The ACORN Precedent

The ACORN Precedent

by digby


Here's another example of what's becoming increasingly clear is a systematic program to dismantle the institutional left:

Last month, scores of public officials across Los Angeles County opened their mail to find nearly identical requests for information: Members of the Los Angeles City Council and the county Board of Supervisors, the Community Redevelopment Agency and Community College District Board of Trustees, the city of Long Beach and untold others were asked to produce records relating to the Los Angeles Alliance for a New Economy. It was the first blow, silently delivered, in what could be a nasty fight, of a sort that is becoming increasingly common in American and California politics.

LAANE, as it's known, is an 18-year-old advocacy organization that seeks to fashion and influence public policy relating to jobs, the environment and community development. The group, widely perceived as having a strong liberal slant, has a staff of 45 people and an annual budget of $4 million, and it is headed by a shrewd executive director, Madeline Janis. Housed in a tiny suite of offices just west of downtown (LAANE rents the space from the union UNITE-HERE), its modest quarters give little evidence of its impact, which is profound.
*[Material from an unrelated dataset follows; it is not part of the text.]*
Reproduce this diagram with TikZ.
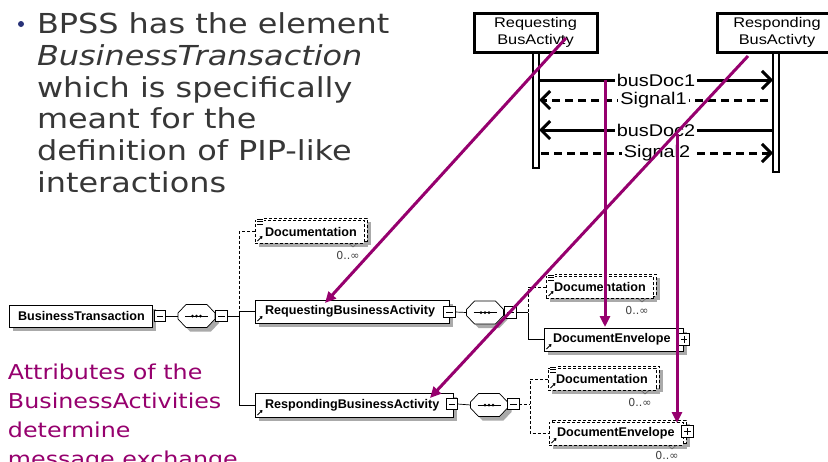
\documentclass[tikz,border=0pt]{standalone}
\usepackage{fontspec}
\usetikzlibrary{arrows.meta,calc}
\newfontfamily\slidefont[FakeStretch=1.16]{DejaVu Sans}
\newfontfamily\seqfont[FakeStretch=1.17]{Liberation Sans}
\newfontfamily\xsdfont{Liberation Sans}
\newfontfamily\occfont{DejaVu Sans}
\definecolor{accent}{RGB}{150,0,110}
\definecolor{slidegray}{RGB}{55,55,55}
\definecolor{bulletblue}{RGB}{40,50,120}
\definecolor{shadowgray}{RGB}{170,170,170}
\pgfdeclarelayer{canvas}
\pgfdeclarelayer{shadows}
\pgfdeclarelayer{stack}
\pgfsetlayers{canvas,shadows,stack,main}

% drop shadow of a rectangular schema box, offset #2
\newcommand\boxshadow[2]{\begin{pgfonlayer}{shadows}\fill[shadowgray] ($(#1.north west)+#2$) rectangle ($(#1.south east)+#2$);\end{pgfonlayer}}
% octagon outline of a sequence compositor node, offset #2
\newcommand\octpath[2]{($(#1.west)+(0,-3)+#2$) -- ($(#1.north west)+(8,0)+#2$) -- ($(#1.north east)+(-8,0)+#2$) -- ($(#1.east)+(0,-3)+#2$) -- ($(#1.east)+(0,3)+#2$) -- ($(#1.south east)+(-8,0)+#2$) -- ($(#1.south west)+(8,0)+#2$) -- ($(#1.west)+(0,3)+#2$) -- cycle}
\newcommand\compositor[1]{%
  \begin{pgfonlayer}{shadows}\fill[shadowgray] \octpath{#1}{(4,4)};\end{pgfonlayer}
  \draw[wire, fill=white] \octpath{#1}{(0,0)};
  \draw[line width=1pt] ($(#1.west)+(7,0)$) -- ($(#1.east)+(-7,0)$);
  \foreach \k in {-4,0,4} \fill ($(#1.center)+(\k,0)$) circle (1.5);}
% reference arrow in the lower left corner of an element box
\newcommand\refmark[1]{\draw[line width=0.8pt, -{Triangle[length=2.5pt,width=3.2pt]}] ($(#1.south west)+(2.5,-2)$) -- ($(#1.south west)+(7.5,-7)$);}
% annotation icon at the upper left corner
\newcommand\docmark[1]{\fill[white] ($(#1.north west)+(1.5,-2)$) rectangle ($(#1.north west)+(8.5,5)$);
  \foreach \d in {-1,1.5,4} \draw[line width=0.6pt] ($(#1.north west)+(2,\d)$) -- ($(#1.north west)+(8,\d)$);}
% second box behind an element that may repeat
\newcommand\stackbox[1]{\begin{pgfonlayer}{stack}\draw[optline, fill=white] ($(#1.north west)+(3,-2)$) rectangle ($(#1.south east)+(3,-2)$);\end{pgfonlayer}
  \boxshadow{#1}{(7,2)}}
% occurrence notch and range
\newcommand\occurs[3]{\draw[black!60, line width=0.6pt] ($(#1.south east)+(-15,0.5)$) -- ($(#1.south east)+(-11,4)$) -- ($(#1.south east)+(-7,0.5)$);
  \node[occ] (#2) at ($(#1.south east)+(-16,#3)$) {0..∞};}

\begin{document}
\begin{tikzpicture}[x=1pt, y=-1pt,
  every node/.style={inner sep=0pt, outer sep=0pt},
  slide/.style={anchor=base west, text=slidegray, font=\slidefont\fontsize{27.5}{32}\selectfont},
  note/.style={anchor=base west, text=accent, font=\slidefont\fontsize{20.5}{29}\selectfont},
  actor/.style={draw, line width=3pt, fill=white, align=center, font=\seqfont\fontsize{14}{16.5}\selectfont},
  lifeline/.style={draw, line width=1.4pt, fill=white, minimum width=6pt},
  msg/.style={line width=3pt, -{Straight Barb[length=9pt,width=18pt]}},
  dmsg/.style={msg, dash pattern=on 8pt off 5pt},
  msglabel/.style={fill=white, inner xsep=2pt, inner ysep=0.5pt, font=\seqfont\fontsize{17}{19}\selectfont},
  link/.style={draw=accent, line width=3pt, -{Triangle[length=11pt,width=10pt]}},
  wire/.style={line width=0.7pt},
  optline/.style={line width=0.7pt, dash pattern=on 3pt off 2pt},
  xsd/.style={draw, wire, fill=white},
  optional/.style={draw, optline, fill=white},
  elabel/.style={anchor=west, font=\xsdfont\bfseries\fontsize{12.6}{14}\selectfont},
  octbox/.style={minimum width=37pt, minimum height=23pt},
  minusbox/.style={draw, line width=0.6pt, fill=white, minimum size=11.5pt,
    path picture={\draw[line width=0.6pt] ($(path picture bounding box.west)+(2.5,0)$) -- ($(path picture bounding box.east)+(-2.5,0)$);}},
  plusbox/.style={draw, line width=0.6pt, fill=white, minimum size=11.5pt,
    path picture={\draw[line width=0.6pt] ($(path picture bounding box.west)+(2.5,0)$) -- ($(path picture bounding box.east)+(-2.5,0)$);
                  \draw[line width=0.6pt] ($(path picture bounding box.north)+(0,2.5)$) -- ($(path picture bounding box.south)+(0,-2.5)$);}},
  occ/.style={font=\occfont\fontsize{11}{12}\selectfont, text=black!75}]

\begin{pgfonlayer}{canvas}
  \fill[white] (0,0) rectangle (828,461);
\end{pgfonlayer}
\useasboundingbox (0,0) rectangle (828,461);

% ---- bullet text ----
\fill[bulletblue] (21,24) circle (3);
\node[slide] (t1) at (37,33) {BPSS has the element};
\node[slide] (t2) at (37,65) {\itshape BusinessTransaction};
\node[slide] (t3) at (37,97) {which is specifically};
\node[slide] (t4) at (37,128.5) {meant for the};
\node[slide] (t5) at (37,160.5) {definition of PIP-like};
\node[slide] (t6) at (37,192.5) {interactions};

\node[note] (n1) at (8,379) {Attributes of the};
\node[note] (n2) at (8,408) {BusinessActivities};
\node[note] (n3) at (8,437) {determine};
\node[note] (n4) at (8,466) {message exchange};

% ---- sequence diagram ----
\node[lifeline, minimum height=116] (reql) at (536,110) {};
\node[lifeline, minimum height=120] (respl) at (776,112) {};
\node[actor, minimum width=123, minimum height=39] (req) at (535.5,32.5) {Requesting\\BusActivty};
\node[actor, minimum width=120, minimum height=39] (resp) at (777,32.5) {Responding\\BusActivty};

\draw[msg] (reql.east |- 0,80) -- node[msglabel] (lb1) {busDoc1} (respl.west |- 0,80);
\draw[dmsg] ($(respl.west |- 0,100)+(-5,0)$) -- node[msglabel] (lb2) {Signal1} (reql.east |- 0,100);
\draw[msg] (respl.west |- 0,130) -- node[msglabel] (lb3) {busDoc2} (reql.east |- 0,130);
\draw[dmsg] ($(reql.east |- 0,153)+(2,0)$) -- node[msglabel] (lb4) {Signal2} (respl.west |- 0,153);

% ---- schema: BusinessTransaction ----
\node[xsd, minimum width=143, minimum height=22] (bt) at (80.5,316) {};
\boxshadow{bt}{(4,4)}
\node[elabel] (btl) at ($(bt.west)+(9,0)$) {BusinessTransaction};
\node[minusbox] (m1) at (160,316) {};
\node[octbox] (o1) at (196.5,316) {};
\compositor{o1}
\node[minusbox] (m2) at (221.5,316) {};
\coordinate (bus1) at (239,316);
\draw[wire] (m1.east) -- (o1.west);
\draw[wire] (m2.east) -- (bus1);

\node[optional, minimum width=109, minimum height=23] (doc1) at (309.5,231.5) {};
\boxshadow{doc1}{(4,4)}
\stackbox{doc1}
\node[elabel] (doc1l) at ($(doc1.west)+(10,0)$) {Documentation};
\refmark{doc1}
\docmark{doc1}
\occurs{doc1}{oc1}{12}
\draw[optline] (doc1.west) -| (bus1);

% ---- RequestingBusinessActivity ----
\node[xsd, minimum width=194, minimum height=23] (rba) at (352,311.5) {};
\boxshadow{rba}{(4,4)}
\node[elabel] (rbal) at ($(rba.west)+(10,0)$) {RequestingBusinessActivity};
\refmark{rba}
\node[minusbox] (m3) at (449.5,312) {};
\node[octbox] (o2) at (485,312.5) {};
\compositor{o2}
\node[minusbox] (m4) at (510.5,312.5) {};
\coordinate (bus2) at (528,312.5);
\draw[wire] (m3.east) -- (o2.west);
\draw[wire] (m4.east) -- (bus2);
\draw[wire] (bus1) |- (rba.west);

\node[optional, minimum width=107, minimum height=22] (doc2) at (599.5,287) {};
\boxshadow{doc2}{(4,4)}
\stackbox{doc2}
\node[elabel] (doc2l) at ($(doc2.west)+(8,0)$) {Documentation};
\refmark{doc2}
\docmark{doc2}
\occurs{doc2}{oc2}{12}
\draw[optline] (doc2.west) -| (bus2);

\node[xsd, minimum width=139, minimum height=23] (env1) at (613.5,339.5) {};
\boxshadow{env1}{(4,4)}
\node[elabel] (env1l) at ($(env1.west)+(9,0)$) {DocumentEnvelope};
\refmark{env1}
\node[plusbox] (p1) at (684,339.5) {};
\draw[wire] (bus2) |- (env1.west);

% ---- RespondingBusinessActivity ----
\node[xsd, minimum width=198, minimum height=24] (rspba) at (354,405) {};
\boxshadow{rspba}{(4,4)}
\node[elabel] (rspbal) at ($(rspba.west)+(10,0)$) {RespondingBusinessActivity};
\refmark{rspba}
\node[minusbox] (m5) at (452,404) {};
\node[octbox] (o3) at (489,405) {};
\compositor{o3}
\node[minusbox] (m6) at (513.5,404) {};
\coordinate (bus3) at (530,404);
\draw[wire] (m5.east) -- (o3.west);
\draw[optline] (m6.east) -- (bus3);
\draw[wire] (bus1) |- (rspba.west);

\node[optional, minimum width=108, minimum height=22] (doc3) at (602,379) {};
\boxshadow{doc3}{(4,4)}
\stackbox{doc3}
\node[elabel] (doc3l) at ($(doc3.west)+(8,0)$) {Documentation};
\refmark{doc3}
\docmark{doc3}
\occurs{doc3}{oc3}{12}

\node[optional, minimum width=134, minimum height=23] (env2) at (616,433.5) {};
\boxshadow{env2}{(4,4)}
\stackbox{env2}
\node[elabel] (env2l) at ($(env2.west)+(8,0)$) {DocumentEnvelope};
\refmark{env2}
\node[plusbox] (p2) at (687.5,431.5) {};
\occurs{env2}{oc4}{10.5}
\draw[optline] (doc3.west) -| (bus3) |- (env2.west);

% ---- links from the sequence diagram to the schema ----
\coordinate (s1) at (566,38);   \coordinate (e1) at (325,303);
\coordinate (s2) at (748,56);   \coordinate (e2) at (430,398);
\coordinate (s3) at (605,80);   \coordinate (e3) at (605,327);
\coordinate (s4) at (677,134);  \coordinate (e4) at (677,423);
\draw[link] (s1) -- (e1);
\draw[link] (s2) -- (e2);
\draw[link] (s3) -- (e3);
\draw[link] (s4) -- (e4);
\end{tikzpicture}
\end{document}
In project after project -- from winning passage of the city's Living Wage Ordinance to revamping the way the Los Angeles port handles truck traffic to reimagining the region's approach to recycling -- LAANE has shown itself to be one of Southern California's most potent political organizations.

That has made it plenty of enemies, and one of them is now quietly but unmistakably striking back. The group that filed the requests for information under the California Public Records Act is called MB Public Affairs, a Sacramento-based operation that specializes in "opposition research," the art of ferreting out dirt on one's enemies. MB Public Affairs is headed by Mark Bogetich, a garrulous operative known to his friends as "Bogey," who has helped a number of Republican candidates neutralize their opponents...

When MB Public Affairs filed more than 50 public records requests for information on LAANE, it was not a casual act. It was almost certainly intended to find something damaging, and it's costing someone serious money. One operative who knows this business well estimated the price of such a digging campaign at roughly $50,000.


The politics of personal destruction have turned into the politics of institutional destruction. No evidence is needed since the real intent is to smear through innuendo and intimidate public figures through guilt by association.

The left could make them pay a price for this by similarly going after the massive rightwing infrastructure and wingnut welfare, but it wouldn't be polite.